WHAT IS REQUIRED: Only the lines from the one containing "Reproduce this chart with Chart.js." through the one containing "const referenceLevel = 72.5;" should be duplicated, exactly as they appear. Pictures are to be left out.

SUPPLIED ENTRIES:
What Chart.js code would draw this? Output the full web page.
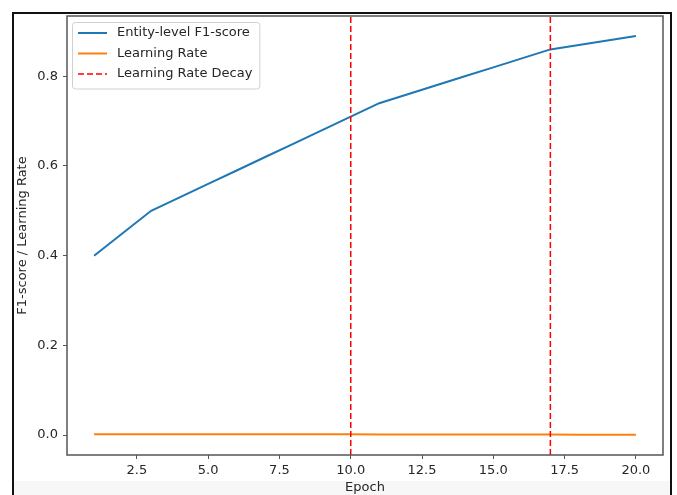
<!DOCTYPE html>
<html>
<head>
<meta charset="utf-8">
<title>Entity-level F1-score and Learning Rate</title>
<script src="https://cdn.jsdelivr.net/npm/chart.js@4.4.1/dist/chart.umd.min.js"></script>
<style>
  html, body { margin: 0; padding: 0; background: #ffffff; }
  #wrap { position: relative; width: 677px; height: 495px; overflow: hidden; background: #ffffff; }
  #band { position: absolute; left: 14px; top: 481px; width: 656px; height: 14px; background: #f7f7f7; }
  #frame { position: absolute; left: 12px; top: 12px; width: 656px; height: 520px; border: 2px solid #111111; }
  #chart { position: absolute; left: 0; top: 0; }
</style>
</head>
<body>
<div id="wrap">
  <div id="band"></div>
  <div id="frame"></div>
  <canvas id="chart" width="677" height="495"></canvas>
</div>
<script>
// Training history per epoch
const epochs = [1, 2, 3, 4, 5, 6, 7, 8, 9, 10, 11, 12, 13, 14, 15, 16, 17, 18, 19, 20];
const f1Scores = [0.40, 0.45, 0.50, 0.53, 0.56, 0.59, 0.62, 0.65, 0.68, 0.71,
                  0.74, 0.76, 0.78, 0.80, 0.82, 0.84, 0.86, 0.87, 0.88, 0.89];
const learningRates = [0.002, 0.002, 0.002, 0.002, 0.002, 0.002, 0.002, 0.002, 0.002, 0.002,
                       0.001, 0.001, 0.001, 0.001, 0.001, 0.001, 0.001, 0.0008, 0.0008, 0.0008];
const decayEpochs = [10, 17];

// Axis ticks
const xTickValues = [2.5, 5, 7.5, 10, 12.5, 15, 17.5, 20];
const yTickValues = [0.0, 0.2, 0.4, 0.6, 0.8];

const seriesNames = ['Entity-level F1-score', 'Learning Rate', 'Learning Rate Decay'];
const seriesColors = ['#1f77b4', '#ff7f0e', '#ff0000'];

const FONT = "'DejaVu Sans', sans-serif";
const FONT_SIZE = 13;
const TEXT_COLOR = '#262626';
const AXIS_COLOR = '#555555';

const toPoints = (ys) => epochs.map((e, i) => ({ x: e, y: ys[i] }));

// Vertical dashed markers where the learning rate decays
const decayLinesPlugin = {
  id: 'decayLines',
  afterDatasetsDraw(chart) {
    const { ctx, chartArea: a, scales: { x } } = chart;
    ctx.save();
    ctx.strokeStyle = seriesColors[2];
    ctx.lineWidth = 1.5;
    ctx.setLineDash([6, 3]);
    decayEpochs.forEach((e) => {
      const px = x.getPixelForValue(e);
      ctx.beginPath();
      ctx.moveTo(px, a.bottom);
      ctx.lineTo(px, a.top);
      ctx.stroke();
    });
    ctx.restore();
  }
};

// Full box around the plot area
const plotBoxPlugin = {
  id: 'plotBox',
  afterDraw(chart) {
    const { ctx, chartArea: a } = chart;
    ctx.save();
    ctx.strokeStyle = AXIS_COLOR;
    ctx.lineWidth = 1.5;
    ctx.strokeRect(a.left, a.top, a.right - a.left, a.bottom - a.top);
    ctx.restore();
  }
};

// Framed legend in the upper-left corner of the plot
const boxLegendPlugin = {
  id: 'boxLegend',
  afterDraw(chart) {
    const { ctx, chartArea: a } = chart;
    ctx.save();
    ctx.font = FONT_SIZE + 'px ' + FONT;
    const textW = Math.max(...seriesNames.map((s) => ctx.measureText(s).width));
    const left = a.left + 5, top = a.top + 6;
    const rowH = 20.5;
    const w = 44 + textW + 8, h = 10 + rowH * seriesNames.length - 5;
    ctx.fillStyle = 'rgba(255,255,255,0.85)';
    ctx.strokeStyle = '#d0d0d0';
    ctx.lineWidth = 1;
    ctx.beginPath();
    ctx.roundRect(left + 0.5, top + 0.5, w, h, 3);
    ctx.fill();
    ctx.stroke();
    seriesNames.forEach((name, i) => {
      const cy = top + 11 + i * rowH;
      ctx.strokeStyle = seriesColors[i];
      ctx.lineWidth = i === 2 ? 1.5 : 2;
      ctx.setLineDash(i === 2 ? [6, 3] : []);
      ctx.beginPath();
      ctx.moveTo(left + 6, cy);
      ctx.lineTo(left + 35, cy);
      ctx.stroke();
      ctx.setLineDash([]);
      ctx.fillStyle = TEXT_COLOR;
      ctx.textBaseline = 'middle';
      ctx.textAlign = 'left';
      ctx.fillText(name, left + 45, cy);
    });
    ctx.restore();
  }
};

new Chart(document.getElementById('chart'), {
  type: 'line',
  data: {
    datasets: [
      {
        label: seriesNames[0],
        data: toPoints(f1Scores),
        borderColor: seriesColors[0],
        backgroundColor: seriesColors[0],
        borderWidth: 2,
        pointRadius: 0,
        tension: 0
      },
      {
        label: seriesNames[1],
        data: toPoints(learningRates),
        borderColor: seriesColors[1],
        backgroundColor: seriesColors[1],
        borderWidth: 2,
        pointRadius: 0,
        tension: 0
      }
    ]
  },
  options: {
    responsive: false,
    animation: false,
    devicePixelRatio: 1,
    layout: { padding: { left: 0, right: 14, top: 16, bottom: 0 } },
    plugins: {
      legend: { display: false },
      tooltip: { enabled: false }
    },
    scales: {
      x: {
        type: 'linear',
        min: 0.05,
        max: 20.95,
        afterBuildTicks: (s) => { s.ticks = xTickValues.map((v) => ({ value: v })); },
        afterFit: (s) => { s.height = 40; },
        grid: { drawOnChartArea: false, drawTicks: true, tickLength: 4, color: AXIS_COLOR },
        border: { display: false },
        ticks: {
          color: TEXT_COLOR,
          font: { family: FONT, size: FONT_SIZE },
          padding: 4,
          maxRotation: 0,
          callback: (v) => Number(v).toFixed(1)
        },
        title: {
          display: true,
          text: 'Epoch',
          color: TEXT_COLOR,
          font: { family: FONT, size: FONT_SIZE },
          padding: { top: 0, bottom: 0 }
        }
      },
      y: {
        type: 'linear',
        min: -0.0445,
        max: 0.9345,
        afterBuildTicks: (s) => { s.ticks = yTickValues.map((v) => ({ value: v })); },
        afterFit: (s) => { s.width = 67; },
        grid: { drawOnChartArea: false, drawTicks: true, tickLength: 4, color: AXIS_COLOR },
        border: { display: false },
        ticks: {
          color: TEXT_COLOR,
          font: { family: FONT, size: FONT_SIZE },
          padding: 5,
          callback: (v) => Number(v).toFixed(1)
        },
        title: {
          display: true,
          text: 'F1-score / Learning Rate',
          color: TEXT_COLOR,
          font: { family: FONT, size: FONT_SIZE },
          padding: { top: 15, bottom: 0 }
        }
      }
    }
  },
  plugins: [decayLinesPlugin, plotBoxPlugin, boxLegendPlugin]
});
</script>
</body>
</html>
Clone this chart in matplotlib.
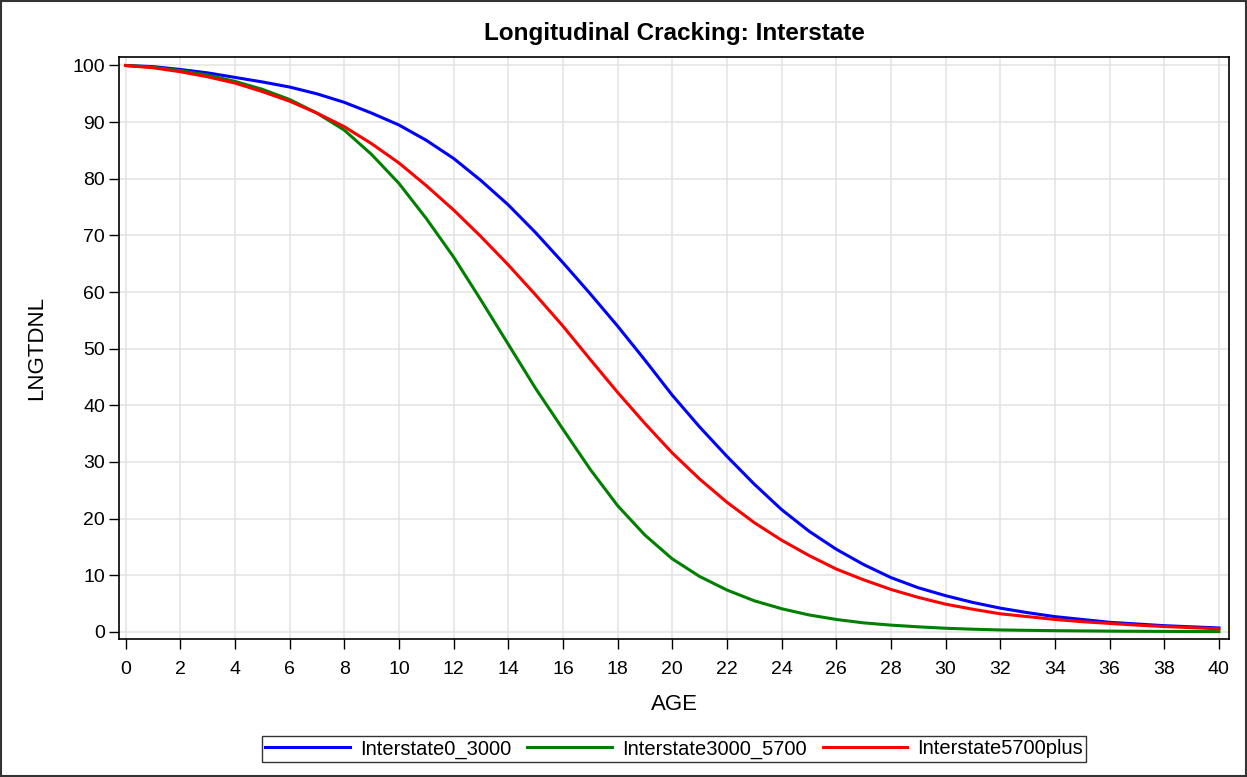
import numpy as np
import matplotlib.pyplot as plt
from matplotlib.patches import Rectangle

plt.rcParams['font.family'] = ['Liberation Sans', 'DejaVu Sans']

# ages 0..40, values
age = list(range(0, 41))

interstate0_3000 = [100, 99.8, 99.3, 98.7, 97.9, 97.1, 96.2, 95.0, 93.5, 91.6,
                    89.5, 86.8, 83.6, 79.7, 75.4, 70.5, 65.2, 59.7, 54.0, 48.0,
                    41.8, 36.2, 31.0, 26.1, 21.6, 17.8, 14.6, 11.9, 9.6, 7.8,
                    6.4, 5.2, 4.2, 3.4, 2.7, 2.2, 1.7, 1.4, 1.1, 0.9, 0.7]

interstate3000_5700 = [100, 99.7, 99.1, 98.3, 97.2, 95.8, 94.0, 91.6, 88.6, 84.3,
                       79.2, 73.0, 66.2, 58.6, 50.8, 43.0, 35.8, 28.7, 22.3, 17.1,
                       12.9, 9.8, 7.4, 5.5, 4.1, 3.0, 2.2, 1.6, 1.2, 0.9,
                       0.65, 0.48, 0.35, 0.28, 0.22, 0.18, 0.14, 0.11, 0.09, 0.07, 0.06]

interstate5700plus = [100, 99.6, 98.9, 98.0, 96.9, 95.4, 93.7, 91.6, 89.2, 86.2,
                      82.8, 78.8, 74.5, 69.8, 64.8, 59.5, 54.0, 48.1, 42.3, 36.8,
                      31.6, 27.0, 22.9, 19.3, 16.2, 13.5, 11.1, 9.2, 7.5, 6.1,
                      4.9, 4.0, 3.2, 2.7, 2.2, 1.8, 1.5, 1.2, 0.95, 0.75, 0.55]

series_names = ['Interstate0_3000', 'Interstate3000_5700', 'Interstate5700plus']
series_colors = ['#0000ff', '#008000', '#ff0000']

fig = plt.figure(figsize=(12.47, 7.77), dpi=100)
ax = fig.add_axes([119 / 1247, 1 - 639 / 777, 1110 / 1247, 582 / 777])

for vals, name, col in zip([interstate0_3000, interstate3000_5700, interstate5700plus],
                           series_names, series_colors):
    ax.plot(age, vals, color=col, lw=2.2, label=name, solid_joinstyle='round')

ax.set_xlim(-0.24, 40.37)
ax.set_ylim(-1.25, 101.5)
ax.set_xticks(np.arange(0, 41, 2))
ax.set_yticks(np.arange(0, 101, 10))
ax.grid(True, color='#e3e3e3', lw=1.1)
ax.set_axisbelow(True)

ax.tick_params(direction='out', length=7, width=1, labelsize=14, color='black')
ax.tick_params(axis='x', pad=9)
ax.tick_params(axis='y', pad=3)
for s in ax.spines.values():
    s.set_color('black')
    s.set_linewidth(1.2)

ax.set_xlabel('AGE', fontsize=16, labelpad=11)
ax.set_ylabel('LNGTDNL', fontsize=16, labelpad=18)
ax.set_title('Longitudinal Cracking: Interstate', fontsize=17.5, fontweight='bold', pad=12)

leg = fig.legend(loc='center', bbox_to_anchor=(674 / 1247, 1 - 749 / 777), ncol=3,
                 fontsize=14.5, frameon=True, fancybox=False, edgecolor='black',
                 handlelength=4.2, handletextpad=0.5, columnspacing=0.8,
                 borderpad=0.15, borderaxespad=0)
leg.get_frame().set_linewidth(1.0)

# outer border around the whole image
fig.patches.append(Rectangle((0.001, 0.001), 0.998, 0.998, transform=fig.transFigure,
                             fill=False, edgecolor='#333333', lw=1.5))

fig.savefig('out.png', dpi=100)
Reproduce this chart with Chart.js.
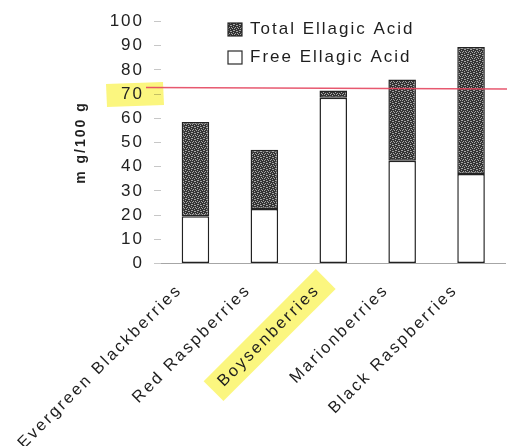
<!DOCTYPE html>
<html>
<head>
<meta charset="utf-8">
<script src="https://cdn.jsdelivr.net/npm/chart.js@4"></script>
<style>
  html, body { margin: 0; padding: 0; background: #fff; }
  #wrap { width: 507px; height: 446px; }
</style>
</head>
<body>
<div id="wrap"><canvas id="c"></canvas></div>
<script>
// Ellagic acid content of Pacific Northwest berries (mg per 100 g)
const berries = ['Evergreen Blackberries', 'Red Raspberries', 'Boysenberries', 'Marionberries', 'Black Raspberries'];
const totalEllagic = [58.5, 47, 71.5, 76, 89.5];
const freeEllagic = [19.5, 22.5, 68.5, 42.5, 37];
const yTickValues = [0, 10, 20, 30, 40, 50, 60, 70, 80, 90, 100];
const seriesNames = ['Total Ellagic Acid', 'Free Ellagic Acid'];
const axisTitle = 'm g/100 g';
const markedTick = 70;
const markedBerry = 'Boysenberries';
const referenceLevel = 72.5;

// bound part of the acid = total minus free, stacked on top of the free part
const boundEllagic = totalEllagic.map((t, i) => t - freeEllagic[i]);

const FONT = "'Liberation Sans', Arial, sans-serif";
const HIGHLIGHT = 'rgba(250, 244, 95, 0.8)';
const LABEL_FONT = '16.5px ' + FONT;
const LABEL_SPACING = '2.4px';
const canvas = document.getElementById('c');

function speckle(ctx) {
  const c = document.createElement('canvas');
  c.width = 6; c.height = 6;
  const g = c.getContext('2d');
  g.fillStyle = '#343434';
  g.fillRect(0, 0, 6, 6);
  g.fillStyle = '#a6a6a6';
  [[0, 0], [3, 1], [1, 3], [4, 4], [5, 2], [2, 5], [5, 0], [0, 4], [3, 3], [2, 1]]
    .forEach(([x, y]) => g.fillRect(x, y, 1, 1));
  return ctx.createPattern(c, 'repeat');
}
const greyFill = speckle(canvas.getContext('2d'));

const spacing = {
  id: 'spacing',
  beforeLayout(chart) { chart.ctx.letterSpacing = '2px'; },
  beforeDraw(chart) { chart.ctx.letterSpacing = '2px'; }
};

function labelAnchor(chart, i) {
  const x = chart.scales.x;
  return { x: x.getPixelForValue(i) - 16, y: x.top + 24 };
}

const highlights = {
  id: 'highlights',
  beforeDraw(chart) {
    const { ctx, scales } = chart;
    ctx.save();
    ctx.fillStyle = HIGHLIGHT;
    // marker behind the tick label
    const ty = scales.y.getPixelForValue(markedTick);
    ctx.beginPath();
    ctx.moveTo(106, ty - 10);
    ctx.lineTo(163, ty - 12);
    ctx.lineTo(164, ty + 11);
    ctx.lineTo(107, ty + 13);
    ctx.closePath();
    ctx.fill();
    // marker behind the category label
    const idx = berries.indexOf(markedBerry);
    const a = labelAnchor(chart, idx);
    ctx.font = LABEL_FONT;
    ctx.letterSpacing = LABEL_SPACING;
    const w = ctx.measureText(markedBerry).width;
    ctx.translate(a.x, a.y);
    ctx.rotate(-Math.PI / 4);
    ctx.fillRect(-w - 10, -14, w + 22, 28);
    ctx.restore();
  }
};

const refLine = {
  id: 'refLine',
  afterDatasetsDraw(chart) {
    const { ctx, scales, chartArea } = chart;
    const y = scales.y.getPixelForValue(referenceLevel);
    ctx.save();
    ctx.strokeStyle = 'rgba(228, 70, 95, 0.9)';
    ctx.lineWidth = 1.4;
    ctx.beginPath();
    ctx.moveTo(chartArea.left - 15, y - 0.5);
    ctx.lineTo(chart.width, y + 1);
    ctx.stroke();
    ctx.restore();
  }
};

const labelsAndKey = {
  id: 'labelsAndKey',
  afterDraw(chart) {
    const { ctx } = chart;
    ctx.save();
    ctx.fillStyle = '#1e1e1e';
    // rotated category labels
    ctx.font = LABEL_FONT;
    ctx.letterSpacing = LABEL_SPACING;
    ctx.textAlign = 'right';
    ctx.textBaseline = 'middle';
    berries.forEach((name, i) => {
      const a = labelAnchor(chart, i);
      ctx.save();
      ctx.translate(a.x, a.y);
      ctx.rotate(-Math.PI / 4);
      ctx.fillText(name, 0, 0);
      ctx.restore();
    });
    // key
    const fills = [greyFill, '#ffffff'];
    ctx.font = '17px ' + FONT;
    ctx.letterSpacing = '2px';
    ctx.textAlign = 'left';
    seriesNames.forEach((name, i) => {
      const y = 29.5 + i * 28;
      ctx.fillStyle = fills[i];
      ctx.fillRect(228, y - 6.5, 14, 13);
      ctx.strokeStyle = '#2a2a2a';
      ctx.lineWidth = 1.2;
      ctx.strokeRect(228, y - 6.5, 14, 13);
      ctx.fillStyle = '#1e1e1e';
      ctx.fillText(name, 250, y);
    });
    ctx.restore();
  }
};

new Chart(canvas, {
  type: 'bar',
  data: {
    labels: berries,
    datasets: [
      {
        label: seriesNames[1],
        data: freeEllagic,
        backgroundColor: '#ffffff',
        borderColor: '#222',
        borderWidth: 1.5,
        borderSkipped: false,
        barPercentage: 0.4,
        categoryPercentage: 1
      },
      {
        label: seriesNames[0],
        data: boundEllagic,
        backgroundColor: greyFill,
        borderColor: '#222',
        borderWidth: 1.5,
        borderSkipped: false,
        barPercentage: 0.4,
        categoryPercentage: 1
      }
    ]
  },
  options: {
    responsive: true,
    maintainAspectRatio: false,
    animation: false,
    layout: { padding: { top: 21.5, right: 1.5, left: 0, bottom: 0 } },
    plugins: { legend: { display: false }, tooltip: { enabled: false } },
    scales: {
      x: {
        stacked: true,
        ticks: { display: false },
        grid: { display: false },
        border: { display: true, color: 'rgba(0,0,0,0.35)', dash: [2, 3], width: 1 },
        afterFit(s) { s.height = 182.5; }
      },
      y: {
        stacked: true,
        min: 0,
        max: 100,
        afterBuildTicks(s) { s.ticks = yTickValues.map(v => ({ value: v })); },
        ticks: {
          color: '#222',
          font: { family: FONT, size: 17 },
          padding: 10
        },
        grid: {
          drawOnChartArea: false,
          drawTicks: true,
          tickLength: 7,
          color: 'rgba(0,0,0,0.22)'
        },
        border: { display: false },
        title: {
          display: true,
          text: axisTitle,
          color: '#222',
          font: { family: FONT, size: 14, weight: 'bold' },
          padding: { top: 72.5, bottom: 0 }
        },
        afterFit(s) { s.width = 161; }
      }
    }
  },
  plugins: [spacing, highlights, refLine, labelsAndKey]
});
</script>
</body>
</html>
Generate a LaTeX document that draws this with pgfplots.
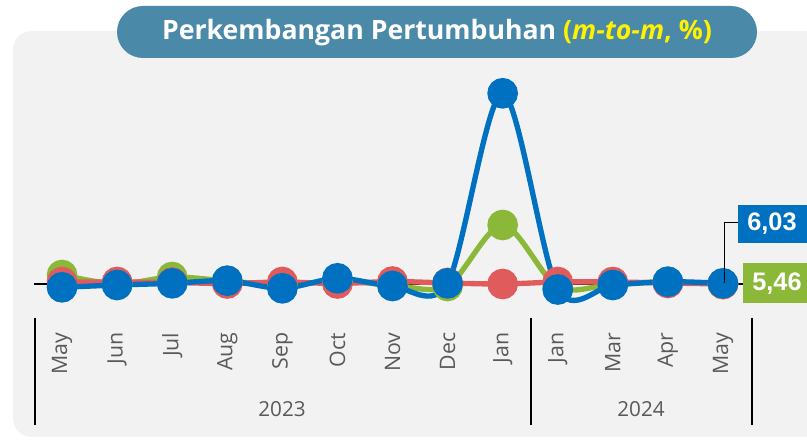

TASK OUTPUT:
Reproduce this chart with Chart.js.
<!DOCTYPE html>
<html>
<head>
<meta charset="utf-8">
<script src="https://cdn.jsdelivr.net/npm/chart.js@4"></script>
<style>
  html, body { margin: 0; padding: 0; background: #fff; }
  #wrap { width: 507px; height: 446px; }
</style>
</head>
<body>
<div id="wrap"><canvas id="c"></canvas></div>
<script>
// Ellagic acid content of Pacific Northwest berries (mg per 100 g)
const berries = ['Evergreen Blackberries', 'Red Raspberries', 'Boysenberries', 'Marionberries', 'Black Raspberries'];
const totalEllagic = [58.5, 47, 71.5, 76, 89.5];
const freeEllagic = [19.5, 22.5, 68.5, 42.5, 37];
const yTickValues = [0, 10, 20, 30, 40, 50, 60, 70, 80, 90, 100];
const seriesNames = ['Total Ellagic Acid', 'Free Ellagic Acid'];
const axisTitle = 'm g/100 g';
const markedTick = 70;
const markedBerry = 'Boysenberries';
const referenceLevel = 72.5;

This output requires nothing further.